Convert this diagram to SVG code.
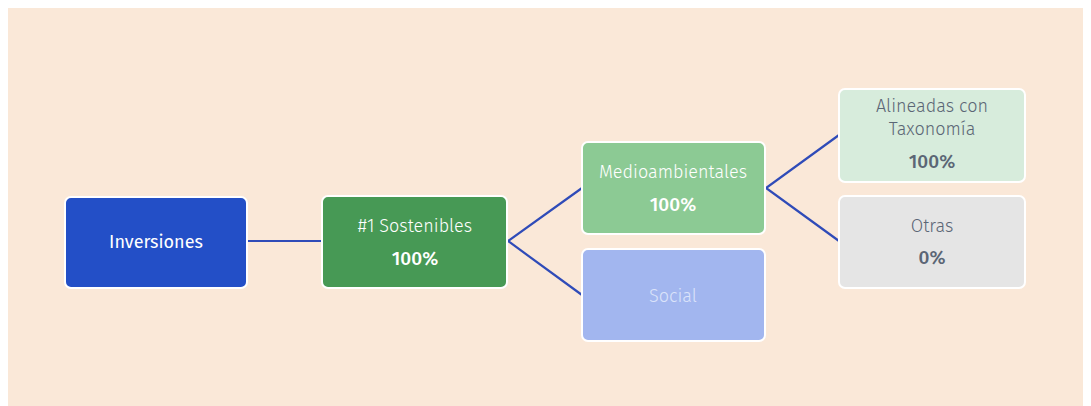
<svg xmlns="http://www.w3.org/2000/svg" width="1091" height="406" viewBox="0 0 1091 406">
<style>
.box{stroke:#ffffff;stroke-width:2}
.t{font-family:"Fira Sans","Open Sans","Liberation Sans",sans-serif;font-size:18px;text-anchor:middle}
.b{font-weight:500;font-size:19px}
.w{fill:#ffffff}
.g{fill:#5b6675}
.c{stroke:#2f4bb8;stroke-width:2.2;fill:none}
</style>
<rect x="0" y="0" width="1091" height="406" fill="#ffffff"/>
<rect x="8" y="8" width="1075" height="398" fill="#fae8d8"/>
<g id="connectors">
<line class="c" x1="247" y1="241" x2="322" y2="241"/>
<polyline class="c" points="582,188 508,241 582,295"/>
<polyline class="c" points="839,135 766,188 839,241"/>
</g>
<g id="inversiones">
<rect class="box" x="65" y="197" width="182" height="91" rx="6" fill="#234fc7"/>
<text class="t w" x="156" y="248">Inversiones</text>
</g>
<g id="sostenibles">
<rect class="box" x="322" y="196" width="185" height="92" rx="6" fill="#479955"/>
<text class="t w" x="415" y="232" font-weight="300">#1 Sostenibles</text>
<text class="t w b" x="415" y="265">100%</text>
</g>
<g id="medioambientales">
<rect class="box" x="582" y="142" width="183" height="92" rx="6" fill="#8cca94"/>
<text class="t w" x="673" y="178" font-weight="300">Medioambientales</text>
<text class="t w b" x="673" y="211">100%</text>
</g>
<g id="social">
<rect class="box" x="582" y="249" width="183" height="92" rx="6" fill="#a2b6ef"/>
<text class="t" x="673" y="302" fill="#dbe3fa" font-weight="300">Social</text>
</g>
<g id="alineadas">
<rect class="box" x="839" y="89" width="186" height="93" rx="6" fill="#d7ecdc"/>
<text class="t g" x="932" y="112" font-weight="300">Alineadas con</text>
<text class="t g" x="932" y="135" font-weight="300">Taxonomía</text>
<text class="t g b" x="932" y="168">100%</text>
</g>
<g id="otras">
<rect class="box" x="839" y="196" width="186" height="92" rx="6" fill="#e5e5e5"/>
<text class="t g" x="932" y="232" font-weight="300">Otras</text>
<text class="t g b" x="932" y="264">0%</text>
</g>
</svg>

## [Short problem]
The listing above needs to be output again exactly. Don't include the pictures.

## [Task response]
Convert this diagram to SVG code.
<svg xmlns="http://www.w3.org/2000/svg" width="1091" height="406" viewBox="0 0 1091 406">
<style>
.box{stroke:#ffffff;stroke-width:2}
.t{font-family:"Fira Sans","Open Sans","Liberation Sans",sans-serif;font-size:18px;text-anchor:middle}
.b{font-weight:500;font-size:19px}
.w{fill:#ffffff}
.g{fill:#5b6675}
.c{stroke:#2f4bb8;stroke-width:2.2;fill:none}
</style>
<rect x="0" y="0" width="1091" height="406" fill="#ffffff"/>
<rect x="8" y="8" width="1075" height="398" fill="#fae8d8"/>
<g id="connectors">
<line class="c" x1="247" y1="241" x2="322" y2="241"/>
<polyline class="c" points="582,188 508,241 582,295"/>
<polyline class="c" points="839,135 766,188 839,241"/>
</g>
<g id="inversiones">
<rect class="box" x="65" y="197" width="182" height="91" rx="6" fill="#234fc7"/>
<text class="t w" x="156" y="248">Inversiones</text>
</g>
<g id="sostenibles">
<rect class="box" x="322" y="196" width="185" height="92" rx="6" fill="#479955"/>
<text class="t w" x="415" y="232" font-weight="300">#1 Sostenibles</text>
<text class="t w b" x="415" y="265">100%</text>
</g>
<g id="medioambientales">
<rect class="box" x="582" y="142" width="183" height="92" rx="6" fill="#8cca94"/>
<text class="t w" x="673" y="178" font-weight="300">Medioambientales</text>
<text class="t w b" x="673" y="211">100%</text>
</g>
<g id="social">
<rect class="box" x="582" y="249" width="183" height="92" rx="6" fill="#a2b6ef"/>
<text class="t" x="673" y="302" fill="#dbe3fa" font-weight="300">Social</text>
</g>
<g id="alineadas">
<rect class="box" x="839" y="89" width="186" height="93" rx="6" fill="#d7ecdc"/>
<text class="t g" x="932" y="112" font-weight="300">Alineadas con</text>
<text class="t g" x="932" y="135" font-weight="300">Taxonomía</text>
<text class="t g b" x="932" y="168">100%</text>
</g>
<g id="otras">
<rect class="box" x="839" y="196" width="186" height="92" rx="6" fill="#e5e5e5"/>
<text class="t g" x="932" y="232" font-weight="300">Otras</text>
<text class="t g b" x="932" y="264">0%</text>
</g>
</svg>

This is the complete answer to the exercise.